I’ve always been scared that my emotions meant nothing. I would fall in love and then it would collapse, and more and more I’ve become someone who’s pretty inward so I wouldn’t tell any friends (or I’d tell them a very censored version), and then after some period of time I would start feeling better, and it would be so sad. Because where did those feelings go? What did they mean and what did I learn? Where does love go when nobody’s there to tend to it anymore, does it evaporate or linger?
I thought it was terrible that I could feel so much and it could seem so significant, so overwhelming, and then it would just eventually dissipate quietly with no visible trace. But now I realize that writing it down gave it meaning. It made every embarrassing thing I’ve ever done something I’m glad for because I can convert it to material. I’ve always loved Henry James’ line, Try to be one of the people on whom nothing is lost! Full context:
The power to guess the unseen from the seen, to trace the implication of things, to judge the whole piece by the pattern, the condition of feeling life, in general, so completely that you are well on your way to knowing any particular corner of it — this cluster of gifts may almost be said to constitute experience, and they occur in country and in town, and in the most differing stages of education. If experience consists of impressions, it may be said that impressions are experience, just as (have we not seen it?) they are the very air we breathe. Therefore, if I should certainly say to a novice, “Write from experience, and experience only,” I should feel that this was a rather tantalizing monition if I were not careful immediately to add, “Try to be one of the people on whom nothing is lost.”

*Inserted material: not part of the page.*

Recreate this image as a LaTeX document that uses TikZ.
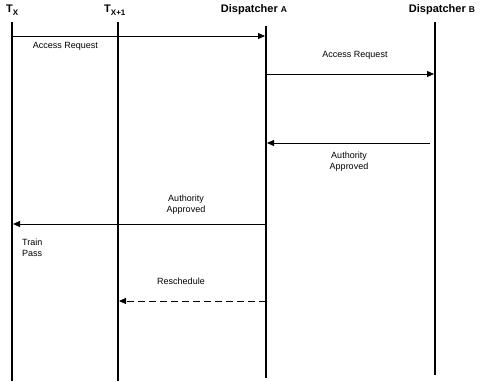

I interpret that as an edict to write it down: to always keep experience close. We live in this ridiculous self-conscious way where we’re always gauging other people’s reactions, like if this person didn’t think it mattered, it must not matter to me either. But that’s not true and it’s harmful and degrading to pretend it’s true. What matters to you matters to you. If you remember that you can begin to create meaning.